The cast’s excellence goes deeper than its leads. There are aspects of Liam’s backstory that made me wish Hand had just a bit more edge, but he’s a fine romantic foil and believably expresses frustration at the three friends and their antics. Scanlan, who starred in the McGee-co-created (with husband Tobias Beer, a writer here) drama The Deceived, broods enigmatically and develops icy tension alongside Fairley and Bronagh Gallagher as a dark-eyed stranger wreaking havoc across the Irish countryside. Best of all is Derry Girls veteran Jackson, who steals every second she’s onscreen as a woman whose state of arrested development has her wearing an escalating series of hilarious costumes.
One of McGee’s great gifts, exhibited so often in Derry Girls, is populating her world with seemingly one-off characters and performances so instantly indelible that you instantly hope they’ll return, generating sparks of happiness if and when they do. Here, I’d specifically salute Niamh Finlay as a spectacularly grouchy waitress named Lucy, and James Martin as a perpetually skeptical convenience store manager obsessed with Sherlock Holmes. Neither is likely to get mentioned in many reviews, but every time either popped up, I let out a little cheer.

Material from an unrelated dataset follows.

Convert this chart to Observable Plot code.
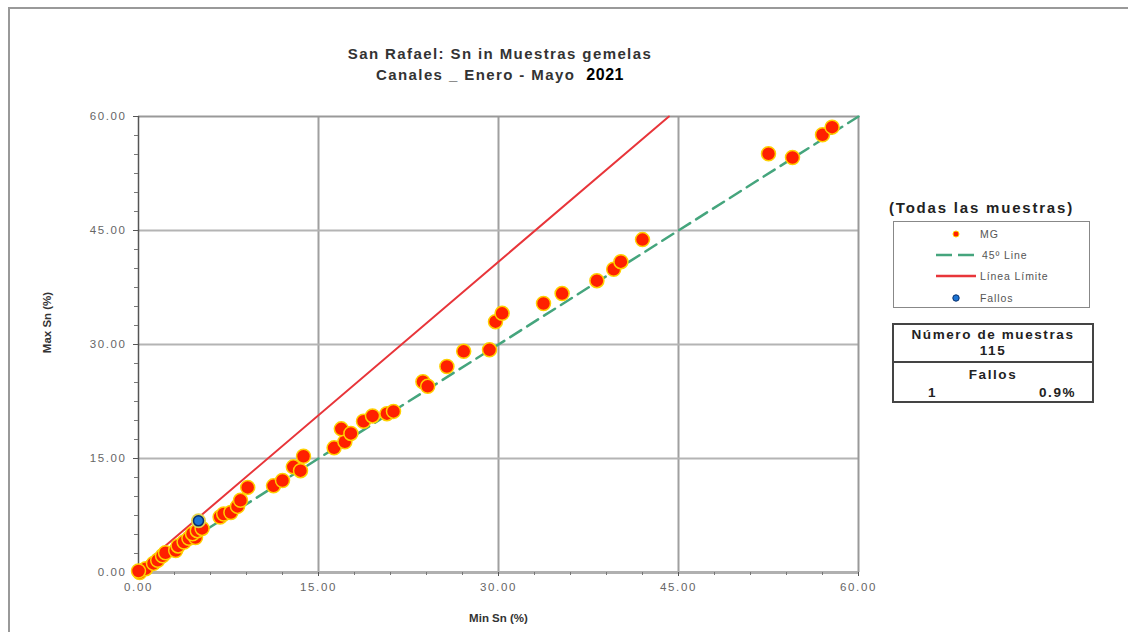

The mystery itself is exactly complex and involving enough to work on its own merits, which is all I ask of shows like this. Actually, I ask even less. The mystery in Deadloch was perhaps too twisty, while the second season of Bad Sisters bore the convolutions of a show that probably could have ended after the first, but I enjoyed both shows anyway.

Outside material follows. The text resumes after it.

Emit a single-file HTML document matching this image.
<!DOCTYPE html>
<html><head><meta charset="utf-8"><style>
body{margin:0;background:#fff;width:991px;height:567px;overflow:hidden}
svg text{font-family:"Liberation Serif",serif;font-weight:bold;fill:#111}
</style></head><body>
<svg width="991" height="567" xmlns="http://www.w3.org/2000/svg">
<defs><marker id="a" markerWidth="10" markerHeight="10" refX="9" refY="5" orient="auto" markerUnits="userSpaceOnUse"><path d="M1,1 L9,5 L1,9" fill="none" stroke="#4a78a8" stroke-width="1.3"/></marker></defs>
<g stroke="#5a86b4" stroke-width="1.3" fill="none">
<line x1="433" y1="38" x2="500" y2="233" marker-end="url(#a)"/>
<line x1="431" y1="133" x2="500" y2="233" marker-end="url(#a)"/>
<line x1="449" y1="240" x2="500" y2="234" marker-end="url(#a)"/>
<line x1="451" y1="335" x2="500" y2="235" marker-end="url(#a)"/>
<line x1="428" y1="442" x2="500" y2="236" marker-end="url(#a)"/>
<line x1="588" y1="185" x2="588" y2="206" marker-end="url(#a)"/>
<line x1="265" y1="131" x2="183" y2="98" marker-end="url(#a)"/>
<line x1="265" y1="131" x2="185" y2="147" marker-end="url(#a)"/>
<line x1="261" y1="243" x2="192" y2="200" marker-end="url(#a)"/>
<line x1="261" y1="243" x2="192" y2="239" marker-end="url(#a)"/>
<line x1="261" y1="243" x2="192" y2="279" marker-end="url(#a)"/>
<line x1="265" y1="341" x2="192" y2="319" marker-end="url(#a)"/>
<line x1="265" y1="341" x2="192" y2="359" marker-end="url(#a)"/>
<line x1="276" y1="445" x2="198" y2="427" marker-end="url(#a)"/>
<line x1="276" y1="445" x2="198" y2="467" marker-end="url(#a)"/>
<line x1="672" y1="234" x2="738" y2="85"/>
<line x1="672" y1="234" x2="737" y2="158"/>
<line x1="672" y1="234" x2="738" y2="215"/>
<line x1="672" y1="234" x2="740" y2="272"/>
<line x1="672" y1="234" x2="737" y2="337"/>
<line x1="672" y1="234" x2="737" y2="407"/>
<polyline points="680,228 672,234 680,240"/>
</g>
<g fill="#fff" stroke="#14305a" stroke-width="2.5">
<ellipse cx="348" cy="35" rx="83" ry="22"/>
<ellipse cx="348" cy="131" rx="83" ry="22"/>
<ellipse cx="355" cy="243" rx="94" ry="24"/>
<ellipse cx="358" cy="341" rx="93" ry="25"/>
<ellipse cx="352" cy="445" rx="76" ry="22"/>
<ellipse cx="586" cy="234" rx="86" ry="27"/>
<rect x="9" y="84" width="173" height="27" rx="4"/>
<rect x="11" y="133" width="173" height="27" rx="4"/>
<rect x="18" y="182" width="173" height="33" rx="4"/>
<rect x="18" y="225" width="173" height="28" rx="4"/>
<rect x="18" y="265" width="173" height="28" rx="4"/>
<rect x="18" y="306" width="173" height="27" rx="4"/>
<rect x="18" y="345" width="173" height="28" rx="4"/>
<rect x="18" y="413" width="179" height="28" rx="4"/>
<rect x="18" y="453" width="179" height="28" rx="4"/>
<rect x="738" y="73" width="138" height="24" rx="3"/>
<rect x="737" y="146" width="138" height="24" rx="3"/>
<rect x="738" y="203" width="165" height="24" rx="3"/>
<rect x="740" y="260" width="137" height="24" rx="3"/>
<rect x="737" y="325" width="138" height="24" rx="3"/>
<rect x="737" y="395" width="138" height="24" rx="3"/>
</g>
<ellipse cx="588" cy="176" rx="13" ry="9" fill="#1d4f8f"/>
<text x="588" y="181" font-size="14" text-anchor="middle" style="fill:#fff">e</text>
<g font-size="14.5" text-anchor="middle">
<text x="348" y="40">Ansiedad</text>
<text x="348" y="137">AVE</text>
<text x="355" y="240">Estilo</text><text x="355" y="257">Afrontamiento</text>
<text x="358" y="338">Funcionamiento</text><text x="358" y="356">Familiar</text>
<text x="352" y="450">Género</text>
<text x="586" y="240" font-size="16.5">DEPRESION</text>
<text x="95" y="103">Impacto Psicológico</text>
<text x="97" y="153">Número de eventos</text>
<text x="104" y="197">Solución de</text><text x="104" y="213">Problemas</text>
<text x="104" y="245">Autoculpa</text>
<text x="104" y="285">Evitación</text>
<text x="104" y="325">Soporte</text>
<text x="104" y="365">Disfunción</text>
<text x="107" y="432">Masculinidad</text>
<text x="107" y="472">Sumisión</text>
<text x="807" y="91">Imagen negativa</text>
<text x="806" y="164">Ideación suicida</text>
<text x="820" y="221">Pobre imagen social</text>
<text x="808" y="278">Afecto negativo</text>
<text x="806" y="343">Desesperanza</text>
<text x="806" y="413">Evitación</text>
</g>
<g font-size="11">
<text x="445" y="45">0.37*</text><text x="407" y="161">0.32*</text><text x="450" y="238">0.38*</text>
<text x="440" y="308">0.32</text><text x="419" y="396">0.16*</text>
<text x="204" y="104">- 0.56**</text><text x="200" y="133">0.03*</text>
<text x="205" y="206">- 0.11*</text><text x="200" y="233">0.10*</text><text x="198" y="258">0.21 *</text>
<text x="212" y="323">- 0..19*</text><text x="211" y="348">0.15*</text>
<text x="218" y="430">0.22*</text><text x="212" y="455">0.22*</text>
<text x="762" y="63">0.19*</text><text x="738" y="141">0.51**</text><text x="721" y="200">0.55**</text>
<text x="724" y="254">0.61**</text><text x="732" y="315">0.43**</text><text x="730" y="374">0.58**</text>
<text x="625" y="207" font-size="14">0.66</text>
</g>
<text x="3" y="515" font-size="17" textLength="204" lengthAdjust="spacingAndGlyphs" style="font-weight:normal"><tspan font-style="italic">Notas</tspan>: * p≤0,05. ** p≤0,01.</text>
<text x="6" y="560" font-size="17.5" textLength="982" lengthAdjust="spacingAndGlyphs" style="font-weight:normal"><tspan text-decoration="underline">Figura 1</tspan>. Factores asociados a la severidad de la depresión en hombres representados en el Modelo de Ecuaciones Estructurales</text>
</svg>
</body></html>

Around the middle of the season, as the action takes the main characters to a resort in Portugal, my attention began to waver a little, but the cast carried me through the bumpy spots and I really was invested in seeing how the pieces would come together and what the big-picture reveals would be. At different points, there are suggestions of supernatural and spiritual elements, while the jokes related to the Troubles, traditional Irish language, Catholic-run schools (where the title gets its comic-tragic mention) and even one corker of a punchline about Gerry “In the Name of the Father” Conlon had me wondering how political the resolution was going to be.
The answer is that the resolution is as political and culturally specific as your reference points allow it to be. Some audiences will, I’m quite certain, enjoy the fast-talking, unfiltered characters, be curious about the time-spanning structure, and won’t even notice that the action is going back and forth between two countries with a very detailed history. I suppose one could have taken a similarly blinkered view of Derry Girls (a beloved show that gets at least one big nod that made me very happy).
One quick concluding note: Like Bad Sisters, How to Get to Heaven from Belfast has what feels to me like a pretty resolved (and effective) ending, especially given the amount of time Saoirse spends in the finale talking about the difficulties of writing endings for TV. I don’t think Netflix is treating it as a limited series, though. It probably should be, but I won’t quibble if McGee wants to spend more time with these characters and it reduces our wait for her next season of TV.